Achieving a single customer view is a challenge for most large corporations. This is due to disparate systems that don’t talk to each other thereby resulting in multiple records for the same customer. Single customer view is required for account level aggregations (to determine high value vs low value customers for example). Consolidating FATCA and CRS obligations is a challenge – this is important so that customers don’t get contacted multiple times to satisfy each obligation separately. Customer response rates to the due diligence related follow up (e.g. complete a self-certification) are low.
CRS report submission is inherently complex because a customer may need to be reported across multiple jurisdictions at the same time. CRS reporting is on top of FATCA reporting which is an ongoing obligation since the US is not a CRS adopter. Data issues such as blank self-certifications (i.e. not received from the customer), account balance aggregation challenges make reporting difficult.
CRS does not have any attestation requirements like FATCA, however it makes sense to implement similar operational controls for CRS whilst the work is done for FATCA. Implementing controls for both regimes can be challenging due to obligation variances and local law & guidance variances.
Are these digital signatures legally binding on companies with more than one director? If yes, how did you solve it?
I was on an interesting panel discussion with Claire Wivell Plater, Managing Director at The Fold Legal at the 2016 Calastone Connect Forum (chaired by Robert Poulter, General Manager at NAB) on digital signing where there still seems to be a lot of confusion in the market over what is and isn’t acceptable so I am not surprised by questions like this as it comes up in a lot of sales meetings.

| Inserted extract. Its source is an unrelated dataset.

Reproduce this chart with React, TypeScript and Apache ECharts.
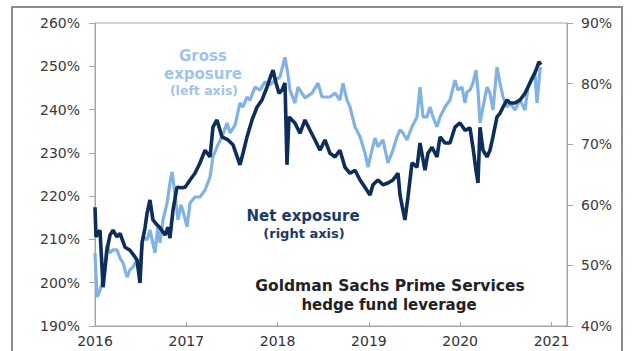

A company executing a document sometimes follows the Section 127(1) signing rules of the Corporations Act 2001 (Cth), e.g. if there are two directors of the company then the two directors or one of the directors and a company secretary will wet sign the document. Under the Electronic Transaction Act 1999 digital signatures for a company are legally binding but not in accordance with section 127 (as this requires a wet signature). If a document is signed in accordance with section 127 this means that the counterparty can assume that all relevant internal requirements of the company have been complied with.
However this does not prevent a company from digitally signing binding agreements, the counter party is just foregoing the benefits carried by signing under section 127. Due to this, it is common that the digital signature process follows the signing rules specified in Section 127(1) as this is good validation and practice (e.g. if only one director digitally signs, you would want to know that the director is the Sole Director & Company Secretary which means you would explicitly enforce this validation in the online forms process).
Where more than one director is required to sign, then LABform solves this by dispatching unique digital signatures to all the directors (that would usually be required to sign a paper form) and each of these directors are required to engage in the online process, review the information being submitted and enter their digital signature into the declarations and acknowledgements relevant to the agreement. Detailed auditing is performed for all unique users (e.g. Director 1 and Director 2) interacting with this digital signing workflow.